"Only dull people are brilliant at breakfast" -Oscar Wilde |
"The liberal soul shall be made fat, and he that watereth, shall be watered also himself." -- Proverbs 11:25 |
- On a party-line vote, a Republican-run U.S. House of Representatives committee voted to cut food stamps by $844 million on Friday, just hours after a new government report showed more Americans are struggling to put food on the table.
About 300,000 Americans would lose benefits due to tighter eligibility rules for food stamps, the major U.S. antihunger program, under the House plan. The cuts would be part of $3.7 billion pared from Agriculture Department programs over five years as part of government-wide spending reductions.

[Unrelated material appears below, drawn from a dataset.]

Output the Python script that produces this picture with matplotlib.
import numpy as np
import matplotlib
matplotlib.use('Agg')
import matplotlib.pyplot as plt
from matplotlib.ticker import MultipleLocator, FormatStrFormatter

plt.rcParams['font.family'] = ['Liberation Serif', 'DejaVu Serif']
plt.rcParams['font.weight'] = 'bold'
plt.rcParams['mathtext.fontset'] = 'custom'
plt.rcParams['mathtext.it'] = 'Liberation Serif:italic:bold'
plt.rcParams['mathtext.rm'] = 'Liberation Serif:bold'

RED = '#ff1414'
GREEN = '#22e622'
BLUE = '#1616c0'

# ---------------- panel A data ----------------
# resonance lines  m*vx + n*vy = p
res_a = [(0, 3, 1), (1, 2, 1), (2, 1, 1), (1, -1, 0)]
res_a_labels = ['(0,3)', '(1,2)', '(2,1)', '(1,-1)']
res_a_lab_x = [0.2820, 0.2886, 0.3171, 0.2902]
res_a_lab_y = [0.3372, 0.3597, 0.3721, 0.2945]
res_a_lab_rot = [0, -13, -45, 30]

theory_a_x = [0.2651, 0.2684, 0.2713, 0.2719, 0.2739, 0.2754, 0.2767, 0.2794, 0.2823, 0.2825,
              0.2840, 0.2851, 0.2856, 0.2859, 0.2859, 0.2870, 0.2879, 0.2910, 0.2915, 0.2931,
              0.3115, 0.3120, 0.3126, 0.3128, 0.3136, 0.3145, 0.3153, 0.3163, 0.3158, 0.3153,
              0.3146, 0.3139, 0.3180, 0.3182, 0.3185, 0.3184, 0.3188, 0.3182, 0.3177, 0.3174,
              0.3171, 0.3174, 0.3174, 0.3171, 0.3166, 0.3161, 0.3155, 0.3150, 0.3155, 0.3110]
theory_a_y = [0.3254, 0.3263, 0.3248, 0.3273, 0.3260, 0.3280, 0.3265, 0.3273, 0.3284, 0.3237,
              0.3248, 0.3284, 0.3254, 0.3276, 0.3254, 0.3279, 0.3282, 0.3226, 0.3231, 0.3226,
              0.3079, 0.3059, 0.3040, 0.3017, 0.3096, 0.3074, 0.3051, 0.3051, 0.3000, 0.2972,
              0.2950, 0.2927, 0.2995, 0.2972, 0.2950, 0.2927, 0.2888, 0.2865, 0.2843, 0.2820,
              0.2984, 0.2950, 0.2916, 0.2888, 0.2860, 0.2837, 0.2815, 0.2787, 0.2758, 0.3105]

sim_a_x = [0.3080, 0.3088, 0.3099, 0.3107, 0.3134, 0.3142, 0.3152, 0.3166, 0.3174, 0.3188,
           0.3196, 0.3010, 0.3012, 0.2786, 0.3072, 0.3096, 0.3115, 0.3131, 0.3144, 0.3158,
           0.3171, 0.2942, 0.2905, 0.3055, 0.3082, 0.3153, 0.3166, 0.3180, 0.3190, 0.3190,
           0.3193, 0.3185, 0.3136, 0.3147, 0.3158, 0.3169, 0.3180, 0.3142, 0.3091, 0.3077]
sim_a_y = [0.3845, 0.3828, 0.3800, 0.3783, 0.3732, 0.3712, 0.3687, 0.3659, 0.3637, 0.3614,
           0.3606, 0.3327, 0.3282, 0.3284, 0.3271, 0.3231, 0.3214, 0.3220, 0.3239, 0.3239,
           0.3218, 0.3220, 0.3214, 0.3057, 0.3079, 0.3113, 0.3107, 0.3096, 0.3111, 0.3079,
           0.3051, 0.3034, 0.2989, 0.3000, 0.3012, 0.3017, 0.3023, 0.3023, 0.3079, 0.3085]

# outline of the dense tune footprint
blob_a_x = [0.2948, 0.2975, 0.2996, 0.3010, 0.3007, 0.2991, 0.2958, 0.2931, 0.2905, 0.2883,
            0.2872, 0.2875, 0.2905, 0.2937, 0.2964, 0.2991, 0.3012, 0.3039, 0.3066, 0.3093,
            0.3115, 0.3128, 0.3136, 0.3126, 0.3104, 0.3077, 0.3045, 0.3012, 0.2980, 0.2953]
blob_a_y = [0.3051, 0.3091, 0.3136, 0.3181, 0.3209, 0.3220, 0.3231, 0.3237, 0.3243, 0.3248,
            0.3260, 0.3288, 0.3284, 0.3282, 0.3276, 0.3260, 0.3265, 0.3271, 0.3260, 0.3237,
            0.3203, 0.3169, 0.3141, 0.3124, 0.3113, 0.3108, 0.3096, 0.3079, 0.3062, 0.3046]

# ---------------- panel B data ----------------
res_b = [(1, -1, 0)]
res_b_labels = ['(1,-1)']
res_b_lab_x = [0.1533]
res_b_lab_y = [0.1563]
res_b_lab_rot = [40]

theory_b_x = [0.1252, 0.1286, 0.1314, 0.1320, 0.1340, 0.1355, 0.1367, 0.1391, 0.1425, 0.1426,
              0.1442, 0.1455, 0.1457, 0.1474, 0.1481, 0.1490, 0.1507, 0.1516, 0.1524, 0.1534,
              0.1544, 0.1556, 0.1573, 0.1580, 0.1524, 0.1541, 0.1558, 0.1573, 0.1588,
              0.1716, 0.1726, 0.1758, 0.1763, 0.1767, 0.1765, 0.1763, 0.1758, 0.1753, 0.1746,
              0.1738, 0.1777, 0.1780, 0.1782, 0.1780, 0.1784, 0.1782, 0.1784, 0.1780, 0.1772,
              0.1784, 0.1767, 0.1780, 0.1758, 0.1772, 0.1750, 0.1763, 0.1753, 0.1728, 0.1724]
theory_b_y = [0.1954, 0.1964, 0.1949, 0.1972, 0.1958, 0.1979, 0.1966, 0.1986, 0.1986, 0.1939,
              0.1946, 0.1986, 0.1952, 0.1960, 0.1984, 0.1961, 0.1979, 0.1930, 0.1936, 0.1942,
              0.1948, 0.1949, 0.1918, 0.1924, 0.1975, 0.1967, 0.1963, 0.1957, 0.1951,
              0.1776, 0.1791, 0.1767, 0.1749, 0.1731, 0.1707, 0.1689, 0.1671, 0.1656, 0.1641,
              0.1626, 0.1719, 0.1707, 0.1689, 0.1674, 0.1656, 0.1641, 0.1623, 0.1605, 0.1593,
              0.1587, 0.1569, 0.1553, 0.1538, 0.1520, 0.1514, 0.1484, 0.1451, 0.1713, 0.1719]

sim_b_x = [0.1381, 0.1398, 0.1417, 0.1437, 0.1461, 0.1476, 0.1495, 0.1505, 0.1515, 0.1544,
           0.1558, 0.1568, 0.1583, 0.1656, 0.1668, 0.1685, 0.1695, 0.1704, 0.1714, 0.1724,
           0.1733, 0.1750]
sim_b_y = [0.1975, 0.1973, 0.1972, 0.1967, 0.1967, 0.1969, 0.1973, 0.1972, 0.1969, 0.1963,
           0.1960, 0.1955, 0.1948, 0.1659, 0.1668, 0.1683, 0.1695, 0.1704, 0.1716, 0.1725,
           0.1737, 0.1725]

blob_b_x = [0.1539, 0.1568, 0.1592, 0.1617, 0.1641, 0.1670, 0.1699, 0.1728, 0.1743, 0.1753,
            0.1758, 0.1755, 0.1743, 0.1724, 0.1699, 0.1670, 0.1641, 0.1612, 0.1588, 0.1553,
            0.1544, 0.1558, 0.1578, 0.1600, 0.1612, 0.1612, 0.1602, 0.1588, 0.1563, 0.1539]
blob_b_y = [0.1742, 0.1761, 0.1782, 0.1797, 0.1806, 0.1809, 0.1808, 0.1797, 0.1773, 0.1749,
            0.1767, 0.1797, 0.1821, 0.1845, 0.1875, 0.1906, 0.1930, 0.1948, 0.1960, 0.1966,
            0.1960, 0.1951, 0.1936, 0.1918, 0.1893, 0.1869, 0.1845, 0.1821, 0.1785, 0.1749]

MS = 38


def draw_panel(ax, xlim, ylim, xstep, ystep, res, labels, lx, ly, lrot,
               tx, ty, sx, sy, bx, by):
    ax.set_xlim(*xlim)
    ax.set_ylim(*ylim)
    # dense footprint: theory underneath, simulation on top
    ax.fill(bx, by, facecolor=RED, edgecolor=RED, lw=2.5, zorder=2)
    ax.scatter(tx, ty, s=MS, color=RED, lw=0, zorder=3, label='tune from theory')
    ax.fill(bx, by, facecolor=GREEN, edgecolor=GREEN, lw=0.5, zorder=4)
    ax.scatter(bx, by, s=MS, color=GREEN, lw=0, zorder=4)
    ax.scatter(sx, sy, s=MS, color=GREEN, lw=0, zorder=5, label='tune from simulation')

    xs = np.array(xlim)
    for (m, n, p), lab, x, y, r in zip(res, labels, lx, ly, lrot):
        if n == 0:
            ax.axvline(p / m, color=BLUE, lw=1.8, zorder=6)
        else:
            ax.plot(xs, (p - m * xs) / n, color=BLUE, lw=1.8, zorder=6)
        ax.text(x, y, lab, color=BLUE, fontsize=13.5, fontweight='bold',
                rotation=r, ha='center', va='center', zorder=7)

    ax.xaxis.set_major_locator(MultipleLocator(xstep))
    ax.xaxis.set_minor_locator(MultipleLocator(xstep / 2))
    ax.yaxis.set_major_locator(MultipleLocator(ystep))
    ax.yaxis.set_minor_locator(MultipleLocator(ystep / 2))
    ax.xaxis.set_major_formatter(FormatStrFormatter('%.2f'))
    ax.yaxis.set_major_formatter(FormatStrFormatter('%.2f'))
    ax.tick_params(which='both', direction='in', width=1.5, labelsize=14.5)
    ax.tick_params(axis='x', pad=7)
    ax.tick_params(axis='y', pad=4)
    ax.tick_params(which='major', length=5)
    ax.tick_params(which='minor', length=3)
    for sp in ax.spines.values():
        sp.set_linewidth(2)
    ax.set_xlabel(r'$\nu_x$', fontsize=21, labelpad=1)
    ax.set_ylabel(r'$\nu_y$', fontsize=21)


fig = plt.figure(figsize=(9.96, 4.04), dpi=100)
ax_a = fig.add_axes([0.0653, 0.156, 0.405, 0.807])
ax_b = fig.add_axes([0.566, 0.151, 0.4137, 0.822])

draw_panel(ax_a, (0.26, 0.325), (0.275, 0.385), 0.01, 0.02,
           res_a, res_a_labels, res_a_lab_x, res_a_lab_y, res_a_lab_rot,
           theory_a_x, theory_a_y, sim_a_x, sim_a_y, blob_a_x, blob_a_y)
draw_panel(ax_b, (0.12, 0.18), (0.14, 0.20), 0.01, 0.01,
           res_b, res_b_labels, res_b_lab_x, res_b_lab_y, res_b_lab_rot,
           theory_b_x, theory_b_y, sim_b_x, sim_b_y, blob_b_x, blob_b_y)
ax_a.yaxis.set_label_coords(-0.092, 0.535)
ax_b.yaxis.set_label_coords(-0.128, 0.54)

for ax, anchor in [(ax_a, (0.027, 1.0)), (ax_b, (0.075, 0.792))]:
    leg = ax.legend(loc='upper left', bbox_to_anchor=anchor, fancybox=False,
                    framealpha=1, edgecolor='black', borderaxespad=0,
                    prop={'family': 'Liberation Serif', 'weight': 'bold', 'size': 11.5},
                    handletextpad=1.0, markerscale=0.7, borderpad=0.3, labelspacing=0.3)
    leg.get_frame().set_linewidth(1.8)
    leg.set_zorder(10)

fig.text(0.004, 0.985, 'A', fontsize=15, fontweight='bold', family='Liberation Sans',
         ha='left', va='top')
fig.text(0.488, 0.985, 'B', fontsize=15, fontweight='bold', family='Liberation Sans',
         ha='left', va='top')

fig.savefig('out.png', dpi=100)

Agriculture Committee chairman Bob Goodlatte defended the decision, saying only a sliver of food stamp spending was affected and, for the most part, the cuts would eliminate people not truly eligible.
On food stamps, the House committee agreed to require immigrants to wait seven years, instead of the current five, to apply for aid. That would affect an estimated 70,000 people.
It also would deny food stamps to people who automatically get food stamps because they receive help through other welfare programs but whose income is above food stamp levels. About 225,000 people fall in that category.
North Dakota Democrat Earl Pomeroy complained that 40,000 children would lose free meals at school because of that provision.
"You have not even come clean that kids are going to lose school breakfast and school lunch under this," he said.
Goodlatte, a Virginia Republican, said states unfairly "have taken the opportunity to expand food stamp eligibility" beyond what the federal government intended. Democrat John Barrow of Georgia said Goodlatte was punishing states for using welfare reform laws to respond to local needs.
A new Agriculture Department report found 38.2 million Americans "were food insecure" in 2004, an increase of nearly 2 million from the previous year. Tufts University food economist Parke Wilde food insecurity "now equals the worst levels" since recordkeeping began a decade ago.
USDA said 11.9 percent of households, "at some time during the year, had difficulty providing enough food for all their members due to a lack of resources."
Food stamps help poor Americans buy food. About 25 million people get food stamps monthly.